When dealing with a new customer, it is important to do a company search into the business to check that it has a healthy cash-flow and that it can cope with unexpected bills and late payments. All too often cash-flow is neglected and - while profits may have declined - overheads remain the same and suppliers still need to be paid.
Be wary of any customer who tries to negotiate longer payment terms, as this is a clear warning that they have some cash-flow issues. You should look for any trends on the company search where time taken to pay their suppliers has increased.
Take extra caution when supplying to "phoenix" companies, where the assets of one limited company are moved to another legal entity. Also take care when dealing with companies where credit ratings are poor or where there is little credit history because a business is new.
If in doubt, you should insist on obtaining a director's personal guarantee to give extra protection.
Thousands of businesses go under each year because their customers delay payment, refuse to pay or are unable to pay their bills. Those businesses have often failed to prioritise cash-flow management and have given credit to customers in goodwill in order to grow the business.
Finally, never assume that just because someone seems credible they will act honourably.
Five steps to take to ensure you don't deal with a bad debtor
1 Credit limits If you are giving credit, it is vital to know who your customers are and to perform effective credit checks and continuously monitor credit arrangements.
Financial situations can change rapidly, so it is important that businesses regularly review the credit limits of their customers and watch out for signs that they could pay late or not at all due to financial difficulties.
2 Terms and conditions Be clear about payment terms from the outset and make sure customers read and sign up to your terms and conditions. These should cover what will happen if a dispute arises, the penalties for a late payment, including the rate of interest to be charged, and the right to recover debt-collection and legal costs.
To be enforceable, these should be included on a credit application form rather than on the back of invoices, which is too late in the transaction to be legally binding.

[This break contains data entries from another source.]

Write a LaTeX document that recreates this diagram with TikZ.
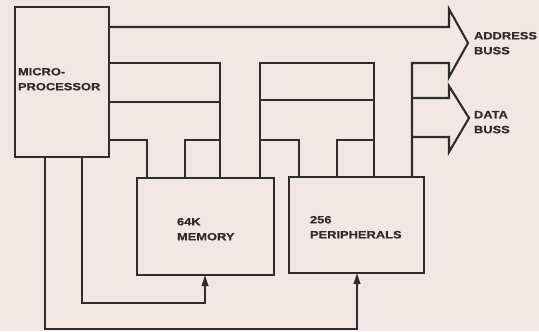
\documentclass[tikz,border=0pt]{standalone}
\usepackage{fontspec}
\newfontfamily\labfont[FakeStretch=1.22,FakeBold=0.6]{Liberation Sans Bold}
\usetikzlibrary{arrows.meta}
\definecolor{paper}{RGB}{242,231,228}
\definecolor{ink}{RGB}{48,44,44}
\begin{document}
\begin{tikzpicture}[x=1bp,y=-1bp,
  wire/.style={draw=ink,line width=2.1bp,line join=miter,line cap=butt},
  box/.style={draw=ink,line width=2.1bp,fill=paper,rectangle,inner sep=0pt,outer sep=0pt},
  lab/.style={anchor=north west,inner sep=0pt,outer sep=0pt,align=left,text=ink,font=\labfont\fontsize{10.6}{15}\selectfont},
  feed/.style={wire,-{Triangle[length=11bp,width=6.5bp]}}]
\fill[paper] (0,0) rectangle (539,331);
\useasboundingbox (0,0) rectangle (539,331);
% boxes
\node[box,minimum width=94bp,minimum height=150bp] (mpu) at (62,82) {};
\node[box,minimum width=137bp,minimum height=97bp] (mem) at (205.5,226.5) {};
\node[box,minimum width=135bp,minimum height=96bp] (per) at (356.5,225) {};
% junction coordinates
\coordinate (m1) at (220,102);
\coordinate (m2) at (220,140);
\coordinate (p1) at (374,100);
\coordinate (p2) at (374,140);
\coordinate (q1) at (260,140);
\coordinate (d1) at (412,98);
\coordinate (d2) at (412,137);
% memory bus from microprocessor
\draw[wire] (mpu.east |- 0,63) -| (mem.north -| 220,0);
\draw[wire] (mpu.east |- 0,102) -- (m1);
\draw[wire] (mpu.east |- 0,140) -| (mem.north -| 147,0);
\draw[wire] (mem.north -| 185,0) |- (m2);
% memory to peripherals
\draw[wire] (mem.north -| 260,0) -- (260,63) -- (374,63) -- (per.north -| 374,0);
\draw[wire] (260,100) -- (p1);
\draw[wire] (per.north -| 299,0) |- (q1);
\draw[wire] (per.north -| 337,0) |- (p2);
% address buss
\draw[wire] (mpu.east |- 0,27) -- (449,27) -- (449,9) -- (468,43) -- (449,77) -- (449,63) -- (412,63) -- (per.north -| 412,0);
% data buss
\draw[wire] (d1) -- (449,98) -- (449,86) -- (469,118) -- (449,152) -- (449,137) -- (d2);
% feeds from below
\draw[feed] (mpu.south -| 82,0) |- (205,303) -- (mem.south -| 205,0);
\draw[feed] (mpu.south -| 45,0) |- (357,329) -- (per.south -| 357,0);
% labels
\node[lab] (tmpu) at (18,68) {MICRO-\\PROCESSOR};
\node[lab] (tadr) at (474,32) {ADDRESS\\BUSS};
\node[lab] (tdat) at (474,111) {DATA\\BUSS};
\node[lab] (tmem) at (177,218) {64K\\MEMORY};
\node[lab] (tper) at (310,216) {256\\PERIPHERALS};
\end{tikzpicture}
\end{document}
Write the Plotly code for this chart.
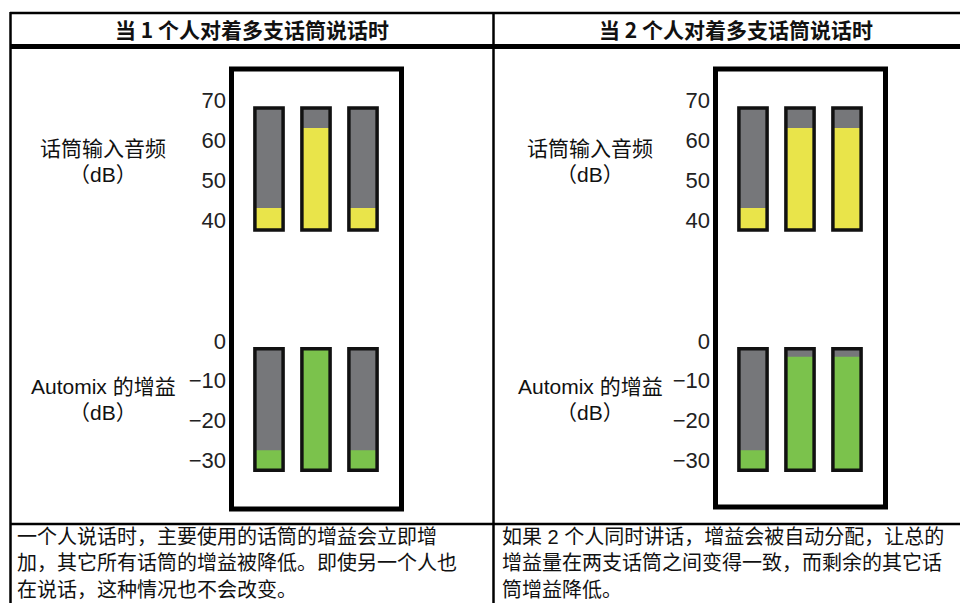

3 Speed When collecting payment, speed is of the essence. Small businesses are often so busy carrying out day-to-day operations that they fail to keep on top of debts and feel unable to enforce payments.
Always collect payment immediately, if possible. Invoices should be sent as soon as possible and it is essential to keep on top of paperwork.
If you do have to issue an invoice by post, follow up within two weeks by statement, stating payment is due within seven days. A phone call should swiftly follow.
4 Statutory demands In respect of non-limited businesses, partnerships and sole traders, a business could consider the personal delivery of a statutory demand. This gives the debtor 21 days to pay in full or face individual bankruptcy proceedings.
5 Debt recovery agencies The use of an outside debt recovery vehicle can be cost- and time-effective. A debt collection agency can give advice and guidance with the drafting of credit application forms, terms and conditions, personal guarantees and insolvency notices.
Dedicated debt collection professionals can ensure every avenue is explored to recover debts and have access to a variety of investigation tools and credit checking facilities to trace debtors and evaluate their ability to pay.